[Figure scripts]
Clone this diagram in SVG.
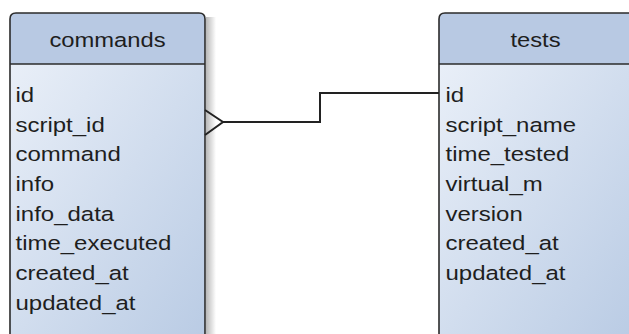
<svg xmlns="http://www.w3.org/2000/svg" width="629" height="334" viewBox="0 0 629 334">
<defs>
<linearGradient id="body" x1="0" y1="0" x2="1" y2="1">
<stop offset="0" stop-color="#e9eff8"/>
<stop offset="1" stop-color="#b9cbe4"/>
</linearGradient>
<linearGradient id="shadow" x1="0" y1="0" x2="1" y2="0">
<stop offset="0" stop-color="#000" stop-opacity="0.28"/>
<stop offset="1" stop-color="#000" stop-opacity="0"/>
</linearGradient>
<style>
.hdr{fill:#b8c9e3;stroke:none}
.bd{fill:url(#body);stroke:none}
.frame{fill:none;stroke:#2b2b2b;stroke-width:1.6}
.t{font-family:"Liberation Sans",Arial,sans-serif;font-size:20.5px;fill:#1e1e1e}
.h{text-anchor:middle}
.conn{fill:none;stroke:#222;stroke-width:2}
</style>
</defs>
<g id="commands">
<rect x="206" y="17" width="10" height="320" fill="url(#shadow)"/>
<path class="hdr" d="M10,64 V19 Q10,13 16,13 H199 Q205,13 205,19 V64 Z"/>
<rect class="bd" x="10" y="64" width="195" height="280"/>
<path class="frame" d="M10,340 V19 Q10,13 16,13 H199 Q205,13 205,19 V340"/>
<line class="frame" x1="10" y1="64" x2="205" y2="64"/>
<g class="t" transform="translate(107.5,0) scale(1.16,1)"><text class="h" x="0" y="47">commands</text></g>
<g class="t" transform="translate(15.5,0) scale(1.17,1)">
<text x="0" y="102">id</text>
<text x="0" y="131.7">script_id</text>
<text x="0" y="161.4">command</text>
<text x="0" y="191.1">info</text>
<text x="0" y="220.8">info_data</text>
<text x="0" y="250.5">time_executed</text>
<text x="0" y="280.2">created_at</text>
<text x="0" y="309.9">updated_at</text>
</g>
</g>
<g id="tests">
<path class="hdr" d="M439,64 V19 Q439,13 445,13 H628 Q634,13 634,19 V64 Z"/>
<rect class="bd" x="439" y="64" width="195" height="280"/>
<path class="frame" d="M439,340 V19 Q439,13 445,13 H628 Q634,13 634,19 V340"/>
<line class="frame" x1="439" y1="64" x2="634" y2="64"/>
<g class="t" transform="translate(535.5,0) scale(1.16,1)"><text class="h" x="0" y="47">tests</text></g>
<g class="t" transform="translate(445.5,0) scale(1.17,1)">
<text x="0" y="102">id</text>
<text x="0" y="131.7">script_name</text>
<text x="0" y="161.4">time_tested</text>
<text x="0" y="191.1">virtual_m</text>
<text x="0" y="220.8">version</text>
<text x="0" y="250.5">created_at</text>
<text x="0" y="280.2">updated_at</text>
</g>
</g>
<g id="connectors">
<path class="conn" d="M223,122 H320 V93 H439"/>
<path class="conn" d="M205,110 L223,122 L205,135"/>
</g>
</svg>
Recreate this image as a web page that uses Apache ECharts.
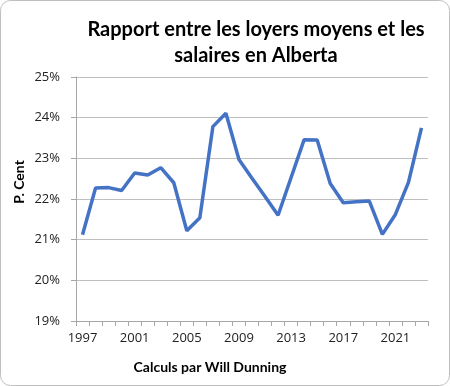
<!DOCTYPE html>
<html><head><meta charset="utf-8">
<script src="https://cdn.jsdelivr.net/npm/echarts@6/dist/echarts.min.js"></script>
<style>html,body{margin:0;padding:0;background:#fff}#c{width:450px;height:386px}</style>
</head><body><div id="c"></div>
<script>
var years = ['1997','1998','1999','2000','2001','2002','2003','2004','2005','2006','2007','2008','2009','2010','2011','2012','2013','2014','2015','2016','2017','2018','2019','2020','2021','2022','2023'];
var ratio = [21.12,22.27,22.28,22.21,22.64,22.59,22.77,22.40,21.22,21.54,23.78,24.11,22.97,22.51,22.06,21.60,22.53,23.46,23.45,22.38,21.91,21.93,21.95,21.13,21.62,22.41,23.75];
var yTicks = [19,20,21,22,23,24,25];
var titleText = 'Rapport entre les loyers moyens et les\nsalaires en Alberta';
var yName = 'P. Cent';
var xName = 'Calculs par Will Dunning';

var chart = echarts.init(document.getElementById('c'), null, {renderer:'canvas'});
chart.setOption({
  animation:false,
  title:{text:titleText,left:251,top:12,textAlign:'center',
    textStyle:{fontFamily:'Lato',fontWeight:'bold',fontSize:20,color:'#000',lineHeight:26}},
  grid:{left:76,right:22,top:77,bottom:65,containLabel:false},
  graphic:[
    {type:'rect',shape:{x:0.5,y:0.5,width:449,height:385,r:10},style:{fill:'none',stroke:'#bfbfbf',lineWidth:1}},
    {type:'text',x:210,y:367,style:{text:xName,textAlign:'center',textVerticalAlign:'middle',font:'bold 14px Lato',fill:'#000'}},
    {type:'text',x:19,y:182,rotation:Math.PI/2,style:{text:yName,textAlign:'center',textVerticalAlign:'middle',font:'bold 14px Lato',fill:'#000'}}
  ],
  xAxis:{type:'category',data:years,boundaryGap:true,
    axisLine:{lineStyle:{color:'#a6a6a6'}},
    axisTick:{show:true,interval:0,length:5,lineStyle:{color:'#a6a6a6'}},
    axisLabel:{interval:3,color:'#222',fontFamily:'Open Sans',fontSize:13,margin:11}},
  yAxis:{type:'value',min:yTicks[0],max:yTicks[yTicks.length-1],interval:1,
    axisLine:{show:true,lineStyle:{color:'#a6a6a6'}},
    axisTick:{show:true,length:5,lineStyle:{color:'#a6a6a6'}},
    splitLine:{lineStyle:{color:'#bfbfbf'}},
    axisLabel:{formatter:function(v){return v+'%';},color:'#222',fontFamily:'Open Sans',fontSize:13,margin:16}},
  series:[{type:'line',data:ratio,showSymbol:false,lineStyle:{color:'#4472C4',width:3.5},itemStyle:{color:'#4472C4'}}]
});
</script></body></html>
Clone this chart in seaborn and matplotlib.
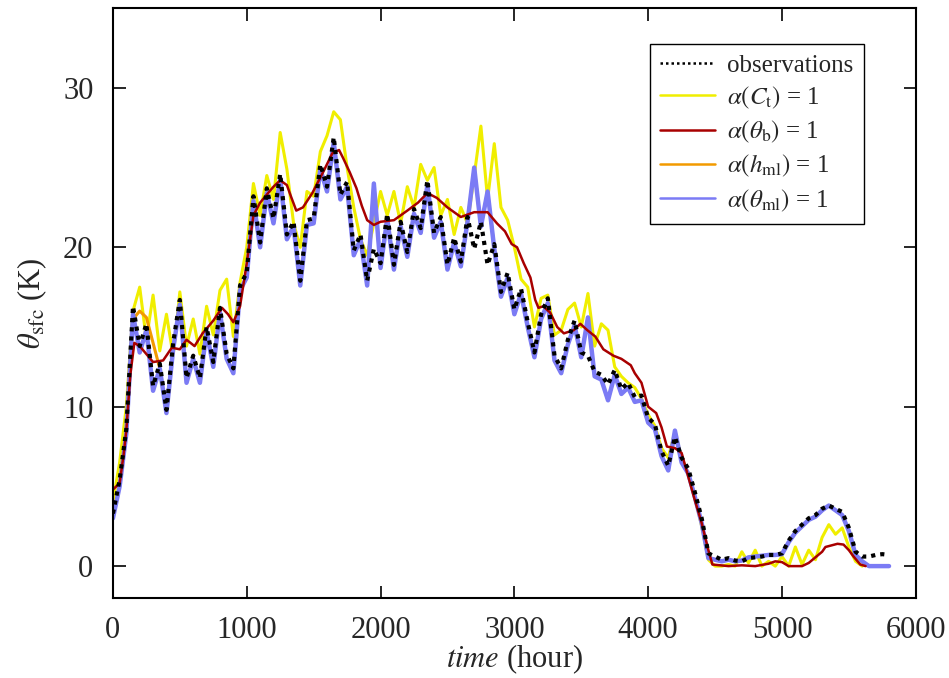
import numpy as np
import pandas as pd
import matplotlib
matplotlib.use('Agg')
import matplotlib.pyplot as plt
import seaborn as sns

sns.set_style('ticks')
plt.rcParams['font.family'] = ['Liberation Serif', 'DejaVu Serif']
plt.rcParams['mathtext.fontset'] = 'stix'

time_50 = np.arange(0, 5801, 50)

observations = [
    3.3, 5.4, 8.6, 16.3, 13.8, 15.2, 11.3, 12.7, 9.8, 14.0,
    16.7, 11.8, 13.2, 11.8, 15.0, 12.8, 16.2, 13.3, 12.4, 17.6,
    18.4, 23.2, 20.3, 23.7, 21.8, 24.6, 20.8, 21.6, 17.9, 21.7,
    21.8, 25.2, 23.8, 26.9, 23.3, 24.1, 19.8, 20.8, 17.9, 19.9,
    19.0, 22.1, 18.9, 21.6, 19.7, 22.4, 21.2, 24.2, 20.9, 21.9,
    18.9, 20.6, 19.1, 21.9, 19.9, 21.6, 18.9, 20.2, 17.2, 18.4,
    16.1, 17.4, 15.3, 13.4, 15.8, 16.8, 13.2, 12.4, 14.2, 15.4,
    13.4, 13.2, 12.2, 12.0, 11.4, 12.3, 11.1, 11.5, 10.6, 10.7,
    9.3, 8.9, 7.2, 6.3, 8.1, 6.8, 6.1, 4.6, 3.0, 0.8,
    0.6, 0.4, 0.5, 0.35, 0.3, 0.5, 0.55, 0.6, 0.7, 0.7,
    0.8, 1.6, 2.2, 2.6, 3.0, 3.2, 3.6, 3.8, 3.6, 3.4,
    2.4, 0.9, 0.6, 0.6, 0.7, 0.75, 0.7]

theta_ml = [
    3.0, 5.0, 8.3, 15.8, 13.4, 14.8, 11.0, 12.4, 9.6, 13.6,
    16.4, 11.5, 13.0, 11.5, 14.7, 12.5, 15.9, 13.0, 12.1, 17.3,
    18.1, 22.9, 20.0, 23.4, 21.5, 24.3, 20.5, 21.3, 17.6, 21.4,
    21.5, 24.9, 23.5, 26.6, 23.0, 23.8, 19.5, 20.5, 17.6, 24.0,
    18.7, 21.8, 18.6, 21.3, 19.4, 22.1, 20.9, 23.9, 20.6, 21.6,
    18.6, 20.3, 18.8, 21.6, 25.0, 21.3, 23.5, 19.9, 16.9, 18.1,
    15.8, 17.1, 15.0, 13.1, 15.5, 16.5, 12.9, 12.1, 13.9, 15.1,
    13.1, 15.6, 11.9, 11.7, 10.4, 12.0, 10.8, 11.2, 10.3, 10.4,
    9.0, 8.6, 6.9, 6.0, 8.5, 6.5, 5.8, 4.3, 2.7, 0.5,
    0.4, 0.3, 0.4, 0.3, 0.35, 0.55, 0.6, 0.65, 0.7, 0.7,
    0.75, 1.5, 2.1, 2.5, 2.9, 3.1, 3.5, 3.8, 3.5, 3.2,
    2.2, 0.7, 0.3, 0.0, 0.0, 0.0, 0.0]

# h_ml run lies under theta_ml almost everywhere, only differs early on
h_ml = list(theta_ml)
h_ml[3:7] = [15.5, 16.0, 15.6, 14.0]

time_ct = np.arange(0, 5601, 50)
c_t = [
    4.0, 6.5, 10.0, 16.0, 17.5, 14.2, 17.0, 13.5, 15.8, 13.2,
    17.2, 13.8, 15.5, 13.3, 16.3, 14.5, 17.3, 18.0, 14.4, 17.8,
    20.0, 24.0, 22.0, 24.5, 23.0, 27.2, 24.9, 21.5, 20.0, 23.5,
    23.2, 26.0, 27.0, 28.5, 28.0, 25.0, 22.5, 20.5, 19.5, 21.5,
    23.5, 22.0, 23.5, 21.5, 23.8, 22.5, 25.2, 24.2, 25.0, 22.0,
    23.0, 20.8, 22.5, 21.5, 24.5, 27.6, 23.0, 26.5, 22.5, 21.7,
    20.0, 18.0, 17.5, 15.0, 16.8, 17.0, 14.5, 14.8, 16.1, 16.5,
    15.0, 17.1, 13.8, 15.2, 14.8, 12.5, 11.9, 11.5, 11.2, 10.5,
    9.5, 8.8, 7.4, 6.8, 8.4, 6.8, 5.8, 4.3, 2.5, 0.4,
    0.0, 0.0, 0.1, 0.0, 0.9, 0.2, 1.0, 0.0, 0.3, 0.0,
    0.6, 0.0, 1.2, 0.1, 1.0, 0.4, 1.8, 2.6, 2.0, 2.4,
    1.2, 0.3, 0.0]

time_tb = [0, 50, 80, 100, 130, 160, 200, 250, 300, 375, 440, 500, 550, 610, 670,
           750, 815, 860, 900, 950, 1000, 1050, 1100, 1150, 1200, 1250, 1300, 1330,
           1370, 1420, 1490, 1570, 1640, 1690, 1720, 1770, 1820, 1860, 1900, 1950,
           2000, 2100, 2200, 2280, 2350, 2420, 2500, 2600, 2700, 2800, 2870, 2930,
           2980, 3020, 3070, 3120, 3156, 3180, 3216, 3268, 3320, 3370, 3444, 3493,
           3545, 3605, 3665, 3740, 3800, 3870, 3900, 3950, 4000, 4060, 4100, 4140,
           4200, 4250, 4300, 4350, 4400, 4450, 4480, 4600, 4700, 4800, 4900, 4950,
           5000, 5050, 5150, 5200, 5250, 5300, 5325, 5415, 5460, 5500, 5535, 5585, 5625]
theta_b = [4.8, 5.2, 7.0, 8.5, 12.0, 14.0, 13.8, 13.3, 12.8, 12.9, 13.7, 13.6, 14.2, 13.8, 14.6,
           15.4, 16.2, 15.8, 15.3, 16.3, 19.0, 22.0, 22.8, 23.3, 23.8, 24.2, 23.9, 23.2,
           22.3, 22.5, 23.4, 24.7, 25.9, 26.1, 25.6, 24.7, 23.7, 22.6, 21.7, 21.4,
           21.6, 21.7, 22.3, 22.8, 23.4, 23.1, 22.5, 21.9, 22.2, 22.2, 21.5, 21.0,
           20.2, 20.0, 19.0, 18.1, 16.7, 16.2, 16.3, 15.9, 15.0, 14.6, 14.8, 15.2,
           14.8, 14.4, 13.6, 13.2, 13.0, 12.6, 12.1, 11.5, 10.0, 9.6, 8.7, 7.5,
           7.4, 7.1, 5.6, 4.1, 2.7, 1.0, 0.1, 0.0, 0.05, 0.0, 0.15, 0.3,
           0.25, 0.0, 0.0, 0.2, 0.55, 0.9, 1.2, 1.4, 1.35, 1.0, 0.6, 0.1, 0.0]

df_obs = pd.DataFrame({'time': time_50, 'theta': observations})
df_ml = pd.DataFrame({'time': time_50, 'theta': theta_ml})
df_h = pd.DataFrame({'time': time_50, 'theta': h_ml})
df_ct = pd.DataFrame({'time': time_ct, 'theta': c_t})
df_tb = pd.DataFrame({'time': time_tb, 'theta': theta_b})

fig = plt.figure(figsize=(9.49, 6.78), dpi=100)
ax = fig.add_axes([0.119, 0.118, 0.846, 0.870])

kw = dict(x='time', y='theta', ax=ax, estimator=None, sort=False)
sns.lineplot(data=df_ct, color='#f0ee00', lw=2.2, zorder=2.0, **kw)
sns.lineplot(data=df_h, color='#f29a00', lw=2.2, zorder=2.1, **kw)
sns.lineplot(data=df_ml, color='#7b7bf5', lw=3.2, zorder=2.2, **kw)
sns.lineplot(data=df_tb, color='#a80000', lw=1.8, zorder=2.3, **kw)
sns.lineplot(data=df_obs, color='black', lw=3.0, linestyle=(0, (1, 1.2)), zorder=2.4, **kw)

ax.set_xlim(0, 6000)
ax.set_ylim(-2, 35)
ax.set_xticks(range(0, 6001, 1000))
ax.set_yticks([0, 10, 20, 30])
ax.tick_params(direction='in', length=9, width=1.4, labelsize=22,
               top=True, right=True)
ax.tick_params(axis='x', pad=13)
ax.tick_params(axis='y', pad=14)
for s in ax.spines.values():
    s.set_linewidth(1.5)
    s.set_color('black')

ax.set_xlabel(r'$\mathit{time}$ (hour)', fontsize=22, labelpad=-2)
ax.set_ylabel(r'$\theta_{\rm sfc}$ (K)', fontsize=22, labelpad=10)

lines = ax.get_lines()
handles = [lines[4], lines[0], lines[3], lines[1], lines[2]]
labels = ['observations', r'$\alpha(C_{\rm t})$ = 1', r'$\alpha(\theta_{\rm b})$ = 1',
          r'$\alpha(h_{\rm ml})$ = 1', r'$\alpha(\theta_{\rm ml})$ = 1']
leg = ax.legend(handles, labels, loc='upper right', bbox_to_anchor=(0.935, 0.939),
                borderaxespad=0, frameon=True, fancybox=False, framealpha=1,
                edgecolor='black', fontsize=18, handlelength=2.2,
                labelspacing=0.32, borderpad=0.4, handletextpad=0.5)
leg.get_frame().set_linewidth(1.0)
for h in leg.get_lines():
    h.set_linewidth(1.8)

fig.savefig('out.png', dpi=100)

▸ **SET TASK**
Leave the pictures out and copy exactly the lines from the one with "Clone this chart in seaborn and matplotlib." to the one with "2.4, 0.9, 0.6, 0.6, 0.7, 0.75, 0.7]", both included.

▸ **OUTPUT OF THE EXERCISE**
Clone this chart in seaborn and matplotlib.
import numpy as np
import pandas as pd
import matplotlib
matplotlib.use('Agg')
import matplotlib.pyplot as plt
import seaborn as sns

sns.set_style('ticks')
plt.rcParams['font.family'] = ['Liberation Serif', 'DejaVu Serif']
plt.rcParams['mathtext.fontset'] = 'stix'

time_50 = np.arange(0, 5801, 50)

observations = [
    3.3, 5.4, 8.6, 16.3, 13.8, 15.2, 11.3, 12.7, 9.8, 14.0,
    16.7, 11.8, 13.2, 11.8, 15.0, 12.8, 16.2, 13.3, 12.4, 17.6,
    18.4, 23.2, 20.3, 23.7, 21.8, 24.6, 20.8, 21.6, 17.9, 21.7,
    21.8, 25.2, 23.8, 26.9, 23.3, 24.1, 19.8, 20.8, 17.9, 19.9,
    19.0, 22.1, 18.9, 21.6, 19.7, 22.4, 21.2, 24.2, 20.9, 21.9,
    18.9, 20.6, 19.1, 21.9, 19.9, 21.6, 18.9, 20.2, 17.2, 18.4,
    16.1, 17.4, 15.3, 13.4, 15.8, 16.8, 13.2, 12.4, 14.2, 15.4,
    13.4, 13.2, 12.2, 12.0, 11.4, 12.3, 11.1, 11.5, 10.6, 10.7,
    9.3, 8.9, 7.2, 6.3, 8.1, 6.8, 6.1, 4.6, 3.0, 0.8,
    0.6, 0.4, 0.5, 0.35, 0.3, 0.5, 0.55, 0.6, 0.7, 0.7,
    0.8, 1.6, 2.2, 2.6, 3.0, 3.2, 3.6, 3.8, 3.6, 3.4,
    2.4, 0.9, 0.6, 0.6, 0.7, 0.75, 0.7]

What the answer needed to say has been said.